7. If there is annotation noise in preference data (i.e., $y_w$ and $y_l$ are labeled backwards), how is DPO affected? Compared to PPO, how sensitive is DPO to data quality?

Key points:

• DPO will directly learn that "bad output is good," because it completely relies on preference labels for supervised learning, with no online error-correction mechanism
• In contrast, PPO has some noise robustness through online sampling and reward model — even if the reward model has bias, online exploration can help the policy find truly high-reward behaviors
• DPO's sensitivity to data quality is far higher than PPO's; this is also why industry typically applies strict quality control to preference data

8. In DPO's code implementation, what are the physical meanings of chosen_rewards and rejected_rewards?
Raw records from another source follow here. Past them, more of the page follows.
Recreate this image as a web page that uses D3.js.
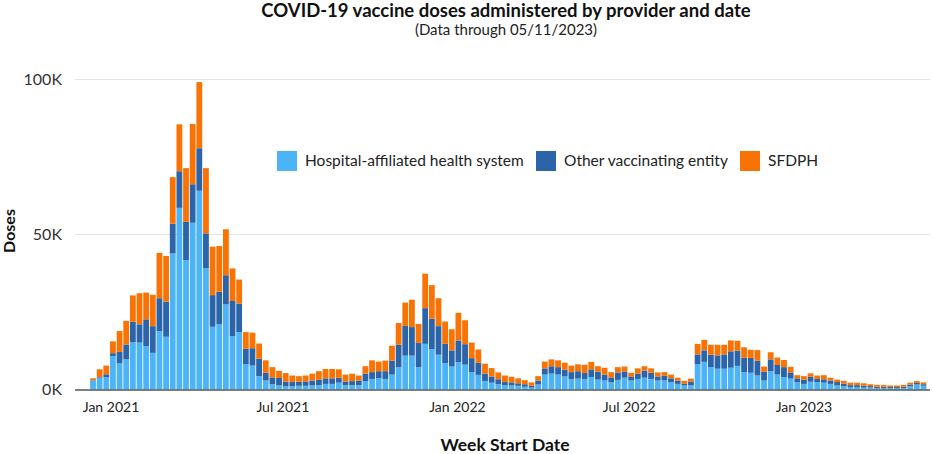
<!DOCTYPE html>
<html>
<head>
<meta charset="utf-8">
<script src="https://cdn.jsdelivr.net/npm/d3@7"></script>
<style>
  html, body { margin: 0; padding: 0; background: #fff; }
  svg { display: block; font-family: Lato, "Open Sans", sans-serif; }
</style>
</head>
<body>
<svg id="chart" width="933" height="454"></svg>
<script>
// ---- data (thousands of doses per week) ----
const firstWeek = new Date(2020, 11, 13);
const lastWeek = new Date(2023, 4, 7);
const seriesNames = ["Hospital-affiliated health system", "Other vaccinating entity", "SFDPH"];
const seriesColors = ["#4cb3f7", "#2b64a8", "#f97304"];

const hospital = [
  2.9, 3.8, 4.0, 10.8, 8.4, 9.7, 15.3, 15.1, 14.0, 11.8,
  18.8, 17.0, 43.8, 58.5, 41.7, 53.7, 64.0, 39.0, 20.2, 21.0,
  27.4, 17.2, 18.5, 8.1, 7.7, 4.3, 2.9, 1.7, 1.3, 1.0,
  1.0, 1.2, 1.2, 1.3, 1.4, 1.8, 1.8, 2.2, 1.4, 1.4,
  1.4, 2.7, 3.4, 3.6, 3.4, 4.8, 7.2, 10.9, 10.9, 7.2,
  14.7, 13.0, 11.2, 8.5, 7.4, 8.8, 8.0, 5.6, 4.7, 2.7,
  2.2, 1.7, 1.4, 1.3, 1.2, 0.9, 0.6, 1.6, 4.8, 5.1,
  4.8, 4.2, 3.4, 3.5, 3.4, 4.0, 3.2, 2.9, 2.3, 3.1,
  3.8, 2.9, 3.4, 3.8, 3.4, 2.9, 2.9, 2.4, 1.8, 1.3,
  1.3, 8.1, 8.9, 7.2, 6.7, 6.7, 7.0, 7.6, 5.6, 5.4,
  4.5, 2.9, 5.9, 4.8, 4.0, 3.5, 2.3, 1.8, 2.5, 2.4,
  2.2, 1.8, 1.3, 1.0, 0.8, 0.8, 0.6, 0.6, 0.5, 0.5,
  0.5, 0.5, 0.5, 1.1, 1.6, 1.2
];
const other = [
  0.1, 0.2, 0.9, 0.9, 3.7, 4.8, 6.5, 5.9, 8.6, 8.6,
  10.6, 11.3, 9.6, 11.8, 12.3, 12.4, 13.7, 11.3, 10.2, 10.5,
  9.4, 11.3, 9.2, 5.0, 5.6, 5.6, 2.5, 2.2, 2.4, 1.5,
  1.4, 1.3, 1.4, 1.6, 1.7, 1.8, 1.8, 1.6, 1.2, 1.3,
  1.5, 2.4, 2.2, 2.3, 2.5, 4.5, 7.2, 9.6, 9.2, 7.8,
  11.5, 9.8, 9.2, 6.2, 5.2, 7.0, 6.6, 4.5, 3.9, 2.4,
  2.0, 1.6, 1.0, 1.0, 0.8, 0.8, 0.6, 1.3, 2.0, 2.4,
  2.4, 2.2, 2.2, 2.4, 1.9, 2.5, 2.5, 1.9, 1.6, 2.4,
  2.0, 1.3, 1.7, 2.3, 2.0, 1.3, 1.5, 1.2, 1.1, 0.5,
  1.3, 3.2, 3.7, 4.0, 4.3, 4.6, 5.3, 4.9, 4.6, 4.8,
  4.8, 2.8, 3.8, 3.1, 3.2, 2.0, 1.3, 1.4, 1.6, 1.0,
  1.1, 1.1, 1.1, 0.9, 0.6, 0.6, 0.6, 0.5, 0.4, 0.4,
  0.3, 0.3, 0.4, 0.5, 0.5, 0.5
];
const sfdph = [
  0.6, 2.5, 2.8, 3.8, 6.7, 7.6, 8.5, 10.0, 8.6, 10.1,
  14.6, 14.7, 15.0, 15.1, 17.3, 19.4, 21.3, 21.0, 15.6, 14.7,
  14.8, 10.5, 7.7, 5.4, 5.0, 4.9, 4.0, 3.3, 2.3, 2.8,
  2.1, 1.8, 1.9, 2.2, 2.8, 3.0, 3.0, 2.7, 2.2, 2.4,
  1.6, 2.4, 3.8, 3.1, 3.4, 4.8, 7.0, 7.5, 8.8, 6.1,
  11.1, 10.8, 9.0, 7.2, 6.8, 8.9, 7.7, 5.0, 4.3, 3.2,
  2.7, 2.2, 2.1, 1.8, 1.6, 1.3, 1.1, 1.4, 2.2, 2.2,
  2.2, 2.2, 2.1, 2.2, 2.7, 2.4, 1.8, 2.2, 1.7, 1.7,
  1.6, 1.2, 1.7, 1.4, 1.4, 1.3, 1.2, 1.2, 0.9, 1.0,
  0.9, 3.4, 3.4, 3.2, 3.4, 3.1, 3.5, 3.2, 3.4, 2.6,
  3.4, 1.7, 2.3, 2.4, 2.3, 1.8, 1.0, 1.1, 1.1, 1.1,
  1.3, 0.9, 0.8, 0.9, 0.8, 0.8, 0.8, 0.6, 0.6, 0.6,
  0.5, 0.5, 0.6, 0.6, 0.6, 0.6
];
const yTicks = [0, 50000, 100000];
const yTickLabels = ["0K", "50K", "100K"];
const xTickDates = [new Date(2021,0,1), new Date(2021,6,1), new Date(2022,0,1), new Date(2022,6,1), new Date(2023,0,1)];
const xTickLabels = ["Jan 2021", "Jul 2021", "Jan 2022", "Jul 2022", "Jan 2023"];

// ---- build table ----
const weeks = d3.timeWeek.range(firstWeek, d3.timeDay.offset(lastWeek, 1));
const table = weeks.map((d, i) => ({
  date: d,
  hospital: hospital[i] * 1000,
  other: other[i] * 1000,
  sfdph: sfdph[i] * 1000
}));
const keys = ["hospital", "other", "sfdph"];
const stacked = d3.stack().keys(keys)(table);

// ---- layout ----
const svg = d3.select("#chart");
const plotLeft = 75, plotRight = 930, plotTop = 79, plotBottom = 389.5;
const x = d3.scaleTime().domain([firstWeek, lastWeek]).range([93, 923.5]);
const y = d3.scaleLinear().domain([0, 100000]).range([plotBottom, plotTop]);
const barW = 5.8;

// gridlines
svg.append("g").selectAll("line").data(yTicks.slice(1)).join("line")
  .attr("x1", plotLeft).attr("x2", plotRight)
  .attr("y1", d => Math.round(y(d)) + 0.5).attr("y2", d => Math.round(y(d)) + 0.5)
  .attr("stroke", "#e3e3e3").attr("stroke-width", 1);

// y tick labels
svg.append("g").selectAll("text").data(yTicks).join("text")
  .attr("x", 62).attr("y", d => y(d)).attr("dy", "0.35em")
  .attr("text-anchor", "end").attr("font-size", 16).attr("fill", "#333")
  .text((d, i) => yTickLabels[i]);

// bars
svg.append("g").selectAll("g").data(stacked).join("g")
  .attr("fill", (d, i) => seriesColors[i])
  .selectAll("rect").data(d => d).join("rect")
  .attr("x", d => x(d.data.date) - barW / 2)
  .attr("width", barW)
  .attr("y", d => y(d[1]))
  .attr("height", d => Math.max(0, y(d[0]) - y(d[1])));

// baseline axis
svg.append("line").attr("x1", plotLeft).attr("x2", plotRight)
  .attr("y1", plotBottom + 0.5).attr("y2", plotBottom + 0.5)
  .attr("stroke", "#555").attr("stroke-width", 1.5);

// x tick labels
svg.append("g").selectAll("text").data(xTickDates).join("text")
  .attr("x", d => x(d)).attr("y", 412)
  .attr("text-anchor", "middle").attr("font-size", 14).attr("fill", "#222")
  .text((d, i) => xTickLabels[i]);

// axis titles
svg.append("text").attr("x", 505).attr("y", 451)
  .attr("text-anchor", "middle").attr("font-size", 17.5).attr("font-weight", "bold").attr("fill", "#111")
  .text("Week Start Date");
svg.append("text").attr("transform", "translate(15,231) rotate(-90)")
  .attr("text-anchor", "middle").attr("font-size", 16).attr("font-weight", "bold").attr("fill", "#111")
  .text("Doses");

// title
svg.append("text").attr("x", 506).attr("y", 17)
  .attr("text-anchor", "middle").attr("font-size", 18.5).attr("font-weight", "bold").attr("fill", "#111")
  .text("COVID-19 vaccine doses administered by provider and date");
svg.append("text").attr("x", 506).attr("y", 35)
  .attr("text-anchor", "middle").attr("font-size", 15).attr("fill", "#222")
  .text("(Data through 05/11/2023)");

// legend
const legendX = [277, 536, 740];
const lg = svg.append("g").selectAll("g").data(seriesNames).join("g")
  .attr("transform", (d, i) => `translate(${legendX[i]},151)`);
lg.append("rect").attr("width", 20).attr("height", 20).attr("fill", (d, i) => seriesColors[i]);
lg.append("text").attr("x", 28).attr("y", 10).attr("dy", "0.35em")
  .attr("font-size", 15.5).attr("fill", "#222").text(d => d);
</script>
</body>
</html>
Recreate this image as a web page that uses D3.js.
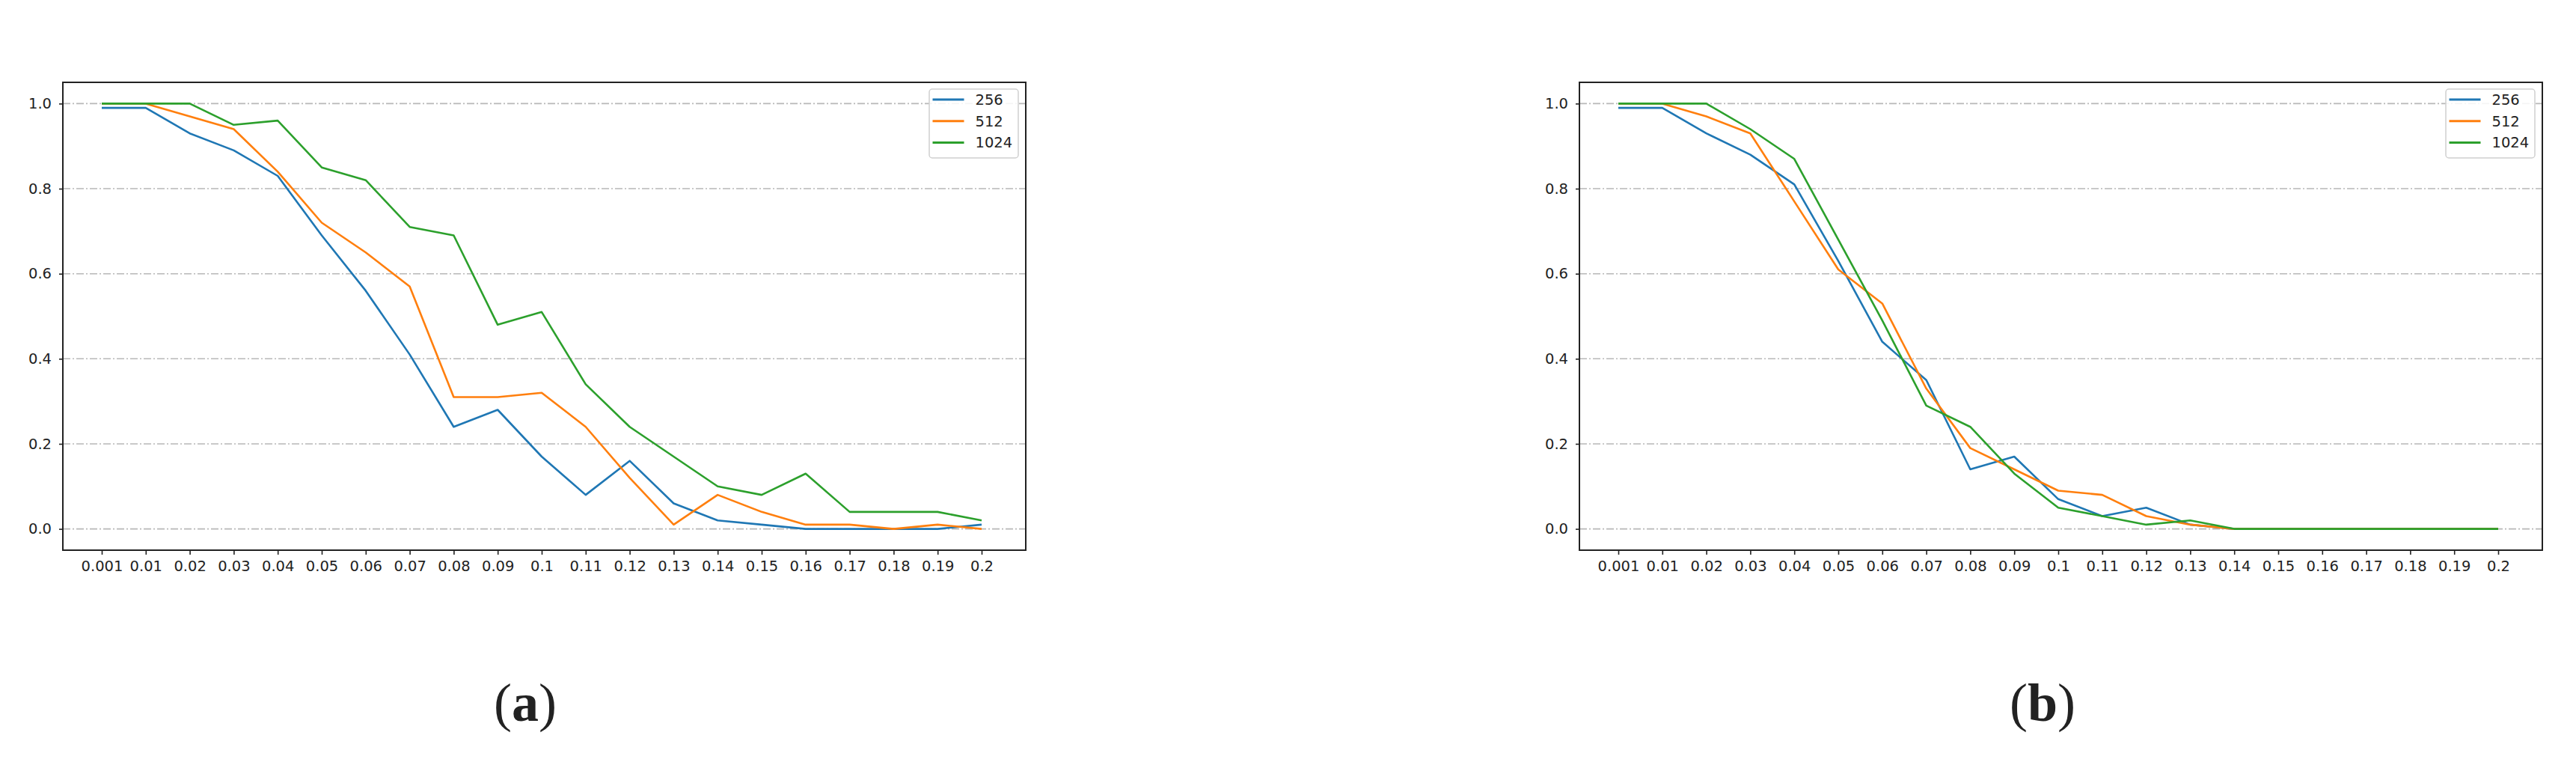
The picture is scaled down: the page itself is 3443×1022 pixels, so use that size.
<!DOCTYPE html>
<html>
<head>
<meta charset="utf-8">
<script src="https://cdn.jsdelivr.net/npm/d3@7"></script>
<style>
  body { margin: 0; background: #fff; }
  text { font-family: "DejaVu Sans", sans-serif; fill: #222; }
</style>
</head>
<body>
<div id="chart"></div>
<script>
// x categories (noise level)
const xLabels = ["0.001", "0.01", "0.02", "0.03", "0.04", "0.05", "0.06", "0.07", "0.08", "0.09", "0.1",
  "0.11", "0.12", "0.13", "0.14", "0.15", "0.16", "0.17", "0.18", "0.19", "0.2"];
const yTicks = [0, 0.2, 0.4, 0.6, 0.8, 1.0];
const seriesNames = ["256", "512", "1024"];
const colors = ["#1f77b4", "#ff7f0e", "#2ca02c"];

// panel (a)
const a256 = [0.99, 0.99, 0.93, 0.89, 0.83, 0.69, 0.56, 0.41, 0.24, 0.28, 0.17, 0.08, 0.16, 0.06, 0.02, 0.01, 0, 0, 0, 0, 0.01];
const a512 = [1.0, 1.0, 0.97, 0.94, 0.84, 0.72, 0.65, 0.57, 0.31, 0.31, 0.32, 0.24, 0.12, 0.01, 0.08, 0.04, 0.01, 0.01, 0, 0.01, 0];
const a1024 = [1.0, 1.0, 1.0, 0.95, 0.96, 0.85, 0.82, 0.71, 0.69, 0.48, 0.51, 0.34, 0.24, 0.17, 0.10, 0.08, 0.13, 0.04, 0.04, 0.04, 0.02];

// panel (b)
const b256 = [0.99, 0.99, 0.93, 0.88, 0.81, 0.63, 0.44, 0.35, 0.14, 0.17, 0.07, 0.03, 0.05, 0.01, 0, 0, 0, 0, 0, 0, 0];
const b512 = [1.0, 1.0, 0.97, 0.93, 0.77, 0.61, 0.53, 0.33, 0.19, 0.14, 0.09, 0.08, 0.03, 0.01, 0, 0, 0, 0, 0, 0, 0];
const b1024 = [1.0, 1.0, 1.0, 0.94, 0.87, 0.68, 0.49, 0.29, 0.24, 0.13, 0.05, 0.03, 0.01, 0.02, 0, 0, 0, 0, 0, 0, 0];

const panels = [
  { left: 84, caption: "a", captionX: 702, series: [a256, a512, a1024] },
  { left: 2111, caption: "b", captionX: 2730, series: [b256, b512, b1024] }
];

const W = 3443, H = 1022;
const plotTop = 110, pw = 1287, ph = 625;

const svg = d3.select("#chart").append("svg")
  .attr("width", W).attr("height", H);

const x = d3.scalePoint().domain(xLabels).range([52, pw - 59]);
const y = d3.scaleLinear().domain([-0.05, 1.05]).range([ph, 0]);

panels.forEach((p) => {
  const g = svg.append("g").attr("transform", `translate(${p.left},${plotTop})`);

  // grid
  g.selectAll(".grid").data(yTicks).enter().append("line")
    .attr("x1", 0).attr("x2", pw)
    .attr("y1", (d) => y(d)).attr("y2", (d) => y(d))
    .attr("stroke", "#b8b8b8").attr("stroke-width", 1.6)
    .attr("stroke-dasharray", "10,3,2,3");

  // lines
  const line = d3.line().x((d, i) => x(xLabels[i])).y((d) => y(d));
  p.series.forEach((s, k) => {
    g.append("path").datum(s)
      .attr("d", line)
      .attr("fill", "none")
      .attr("stroke", colors[k])
      .attr("stroke-width", 2.6)
      .attr("stroke-linejoin", "round");
  });

  // axes
  const xAxis = d3.axisBottom(x).tickSize(6).tickPadding(8);
  const yAxis = d3.axisLeft(y).tickValues(yTicks).tickFormat(d3.format(".1f")).tickSize(5).tickPadding(10);
  const gx = g.append("g").attr("transform", `translate(0,${ph})`).call(xAxis);
  const gy = g.append("g").call(yAxis);
  [gx, gy].forEach((ax) => {
    ax.select(".domain").remove();
    ax.selectAll("line").attr("stroke", "#222").attr("stroke-width", 1.6);
    ax.selectAll("text").style("font-size", "19.5px").attr("fill", "#222");
  });

  // frame
  g.append("rect").attr("width", pw).attr("height", ph)
    .attr("fill", "none").attr("stroke", "#222").attr("stroke-width", 2);

  // legend
  const lg = g.append("g").attr("transform", `translate(${pw - 129},9)`);
  lg.append("rect").attr("width", 119).attr("height", 92).attr("rx", 4)
    .attr("fill", "#fff").attr("fill-opacity", 0.85)
    .attr("stroke", "#d0d0d0").attr("stroke-width", 1.5);
  seriesNames.forEach((name, k) => {
    const yy = 14 + k * 28.7;
    lg.append("line").attr("x1", 4.5).attr("x2", 46.5).attr("y1", yy).attr("y2", yy)
      .attr("stroke", colors[k]).attr("stroke-width", 3);
    lg.append("text").attr("x", 61.5).attr("y", yy).attr("dy", "0.35em")
      .style("font-size", "19.5px").text(name);
  });

  // caption
  const cap = svg.append("text").attr("x", p.captionX).attr("y", 963)
    .attr("text-anchor", "middle")
    .style("font-family", "'Liberation Serif', 'DejaVu Serif', serif")
    .style("font-size", "72px").attr("fill", "#000");
  cap.append("tspan").text("(");
  cap.append("tspan").style("font-weight", "bold").text(p.caption);
  cap.append("tspan").text(")");
});
</script>
</body>
</html>
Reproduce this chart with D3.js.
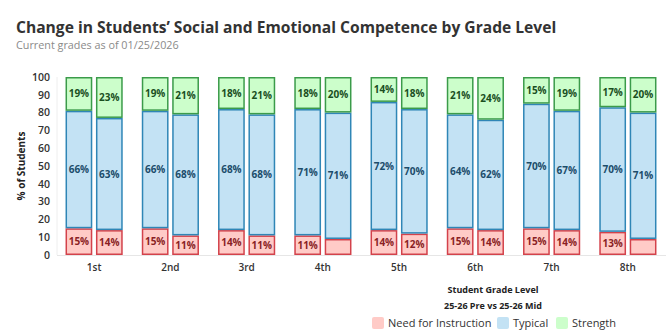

What trend should the accuracy metric show during training?

Key points:

• chosen_rewards = policy_chosen_logps - ref_chosen_logps: the implicit reward (log probability ratio) of the current policy relative to the reference policy for "good output"
• rejected_rewards = policy_rejected_logps - ref_rejected_logps: same, for "bad output"
• reward_margin = β × (chosen_rewards - rejected_rewards): implicit reward margin; we want it > 0 and gradually increasing
• accuracy (proportion where reward_margin > 0): should gradually rise from the initial value (~0.5) to close to 1.0, indicating the model is increasingly able to correctly distinguish good from bad outputs. If accuracy doesn't rise for a long time, training is ineffective; if it's 1.0 from the start, the task is too simple

References

[1] RAFAILOV R, SHARMA A, MITCHELL E, et al. Direct preference optimization: Your language model is secretly a reward model[C]//Advances in Neural Information Processing Systems (NeurIPS). 2023.

[2] BRADLEY R A, TERRY M E. Rank analysis of incomplete block designs: I. The method of paired comparisons[J]. Biometrika, 1952, 39(3/4): 324-345.

[3] OUYANG L, WU J, JIANG X, et al. Training language models to follow instructions with human feedback[C]//Advances in Neural Information Processing Systems (NeurIPS). 2022.